Information provided:
________________
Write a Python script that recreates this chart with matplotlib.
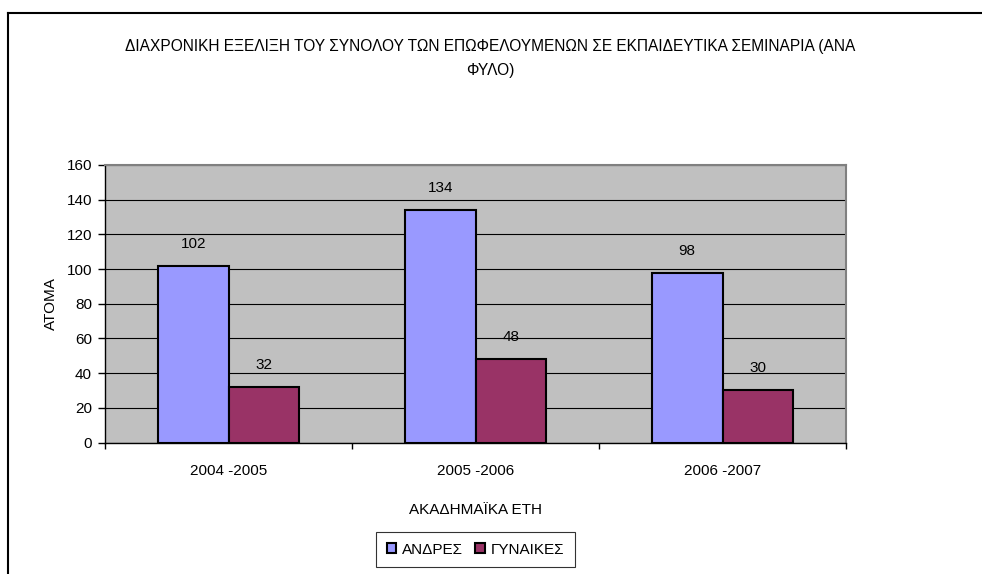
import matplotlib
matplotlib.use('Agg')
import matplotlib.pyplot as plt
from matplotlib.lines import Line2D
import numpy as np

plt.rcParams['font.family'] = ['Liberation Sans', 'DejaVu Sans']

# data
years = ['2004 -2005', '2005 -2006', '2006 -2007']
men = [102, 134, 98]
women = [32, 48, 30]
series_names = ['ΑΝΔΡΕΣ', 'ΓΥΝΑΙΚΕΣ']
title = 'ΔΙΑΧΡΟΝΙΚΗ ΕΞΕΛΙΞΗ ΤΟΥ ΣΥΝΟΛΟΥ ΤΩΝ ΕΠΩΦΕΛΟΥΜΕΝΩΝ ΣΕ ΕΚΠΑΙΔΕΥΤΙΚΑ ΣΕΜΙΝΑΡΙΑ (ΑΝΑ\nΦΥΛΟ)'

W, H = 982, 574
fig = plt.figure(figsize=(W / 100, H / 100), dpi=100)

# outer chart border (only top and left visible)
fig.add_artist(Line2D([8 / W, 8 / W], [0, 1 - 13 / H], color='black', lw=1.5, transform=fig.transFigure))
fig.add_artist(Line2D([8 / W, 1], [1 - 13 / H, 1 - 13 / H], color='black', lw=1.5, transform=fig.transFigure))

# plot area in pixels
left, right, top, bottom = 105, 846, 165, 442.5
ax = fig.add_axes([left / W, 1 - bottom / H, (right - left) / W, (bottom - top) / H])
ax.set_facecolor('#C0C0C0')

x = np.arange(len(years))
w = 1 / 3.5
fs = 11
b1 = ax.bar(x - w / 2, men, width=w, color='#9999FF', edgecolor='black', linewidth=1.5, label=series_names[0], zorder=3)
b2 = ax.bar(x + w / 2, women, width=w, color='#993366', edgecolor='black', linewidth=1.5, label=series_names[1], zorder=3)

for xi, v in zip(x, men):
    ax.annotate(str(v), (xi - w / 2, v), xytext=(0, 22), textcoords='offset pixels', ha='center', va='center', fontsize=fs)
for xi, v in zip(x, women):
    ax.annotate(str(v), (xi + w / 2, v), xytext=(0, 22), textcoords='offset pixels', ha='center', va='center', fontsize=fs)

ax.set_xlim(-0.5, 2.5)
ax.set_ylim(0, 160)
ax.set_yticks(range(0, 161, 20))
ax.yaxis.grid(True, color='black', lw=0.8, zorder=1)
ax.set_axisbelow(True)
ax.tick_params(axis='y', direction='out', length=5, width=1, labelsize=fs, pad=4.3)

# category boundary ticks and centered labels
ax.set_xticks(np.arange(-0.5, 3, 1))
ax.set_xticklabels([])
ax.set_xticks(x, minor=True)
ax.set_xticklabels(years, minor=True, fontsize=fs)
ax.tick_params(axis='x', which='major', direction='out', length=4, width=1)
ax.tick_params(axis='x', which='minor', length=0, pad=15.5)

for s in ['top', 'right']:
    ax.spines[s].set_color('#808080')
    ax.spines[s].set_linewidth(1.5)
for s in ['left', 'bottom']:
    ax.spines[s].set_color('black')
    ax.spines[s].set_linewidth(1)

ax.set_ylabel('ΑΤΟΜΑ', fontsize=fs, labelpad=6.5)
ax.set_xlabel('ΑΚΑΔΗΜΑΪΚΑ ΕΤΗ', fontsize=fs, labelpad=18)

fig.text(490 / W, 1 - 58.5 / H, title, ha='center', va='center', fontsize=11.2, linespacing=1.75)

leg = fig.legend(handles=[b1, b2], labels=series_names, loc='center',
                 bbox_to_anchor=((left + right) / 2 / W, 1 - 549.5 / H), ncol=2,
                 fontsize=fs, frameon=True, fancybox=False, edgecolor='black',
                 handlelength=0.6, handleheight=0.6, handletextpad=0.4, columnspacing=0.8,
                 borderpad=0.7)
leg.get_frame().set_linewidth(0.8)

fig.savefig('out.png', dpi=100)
________________
Your objective:
Copy all the data exactly as written, but skip any picture.

Result:
Write a Python script that recreates this chart with matplotlib.
import matplotlib
matplotlib.use('Agg')
import matplotlib.pyplot as plt
from matplotlib.lines import Line2D
import numpy as np

plt.rcParams['font.family'] = ['Liberation Sans', 'DejaVu Sans']

# data
years = ['2004 -2005', '2005 -2006', '2006 -2007']
men = [102, 134, 98]
women = [32, 48, 30]
series_names = ['ΑΝΔΡΕΣ', 'ΓΥΝΑΙΚΕΣ']
title = 'ΔΙΑΧΡΟΝΙΚΗ ΕΞΕΛΙΞΗ ΤΟΥ ΣΥΝΟΛΟΥ ΤΩΝ ΕΠΩΦΕΛΟΥΜΕΝΩΝ ΣΕ ΕΚΠΑΙΔΕΥΤΙΚΑ ΣΕΜΙΝΑΡΙΑ (ΑΝΑ\nΦΥΛΟ)'

W, H = 982, 574
fig = plt.figure(figsize=(W / 100, H / 100), dpi=100)

# outer chart border (only top and left visible)
fig.add_artist(Line2D([8 / W, 8 / W], [0, 1 - 13 / H], color='black', lw=1.5, transform=fig.transFigure))
fig.add_artist(Line2D([8 / W, 1], [1 - 13 / H, 1 - 13 / H], color='black', lw=1.5, transform=fig.transFigure))

# plot area in pixels
left, right, top, bottom = 105, 846, 165, 442.5
ax = fig.add_axes([left / W, 1 - bottom / H, (right - left) / W, (bottom - top) / H])
ax.set_facecolor('#C0C0C0')

x = np.arange(len(years))
w = 1 / 3.5
fs = 11
b1 = ax.bar(x - w / 2, men, width=w, color='#9999FF', edgecolor='black', linewidth=1.5, label=series_names[0], zorder=3)
b2 = ax.bar(x + w / 2, women, width=w, color='#993366', edgecolor='black', linewidth=1.5, label=series_names[1], zorder=3)

for xi, v in zip(x, men):
    ax.annotate(str(v), (xi - w / 2, v), xytext=(0, 22), textcoords='offset pixels', ha='center', va='center', fontsize=fs)
for xi, v in zip(x, women):
    ax.annotate(str(v), (xi + w / 2, v), xytext=(0, 22), textcoords='offset pixels', ha='center', va='center', fontsize=fs)

ax.set_xlim(-0.5, 2.5)
ax.set_ylim(0, 160)
ax.set_yticks(range(0, 161, 20))
ax.yaxis.grid(True, color='black', lw=0.8, zorder=1)
ax.set_axisbelow(True)
ax.tick_params(axis='y', direction='out', length=5, width=1, labelsize=fs, pad=4.3)

# category boundary ticks and centered labels
ax.set_xticks(np.arange(-0.5, 3, 1))
ax.set_xticklabels([])
ax.set_xticks(x, minor=True)
ax.set_xticklabels(years, minor=True, fontsize=fs)
ax.tick_params(axis='x', which='major', direction='out', length=4, width=1)
ax.tick_params(axis='x', which='minor', length=0, pad=15.5)

for s in ['top', 'right']:
    ax.spines[s].set_color('#808080')
    ax.spines[s].set_linewidth(1.5)
for s in ['left', 'bottom']:
    ax.spines[s].set_color('black')
    ax.spines[s].set_linewidth(1)

ax.set_ylabel('ΑΤΟΜΑ', fontsize=fs, labelpad=6.5)
ax.set_xlabel('ΑΚΑΔΗΜΑΪΚΑ ΕΤΗ', fontsize=fs, labelpad=18)

fig.text(490 / W, 1 - 58.5 / H, title, ha='center', va='center', fontsize=11.2, linespacing=1.75)

leg = fig.legend(handles=[b1, b2], labels=series_names, loc='center',
                 bbox_to_anchor=((left + right) / 2 / W, 1 - 549.5 / H), ncol=2,
                 fontsize=fs, frameon=True, fancybox=False, edgecolor='black',
                 handlelength=0.6, handleheight=0.6, handletextpad=0.4, columnspacing=0.8,
                 borderpad=0.7)
leg.get_frame().set_linewidth(0.8)

fig.savefig('out.png', dpi=100)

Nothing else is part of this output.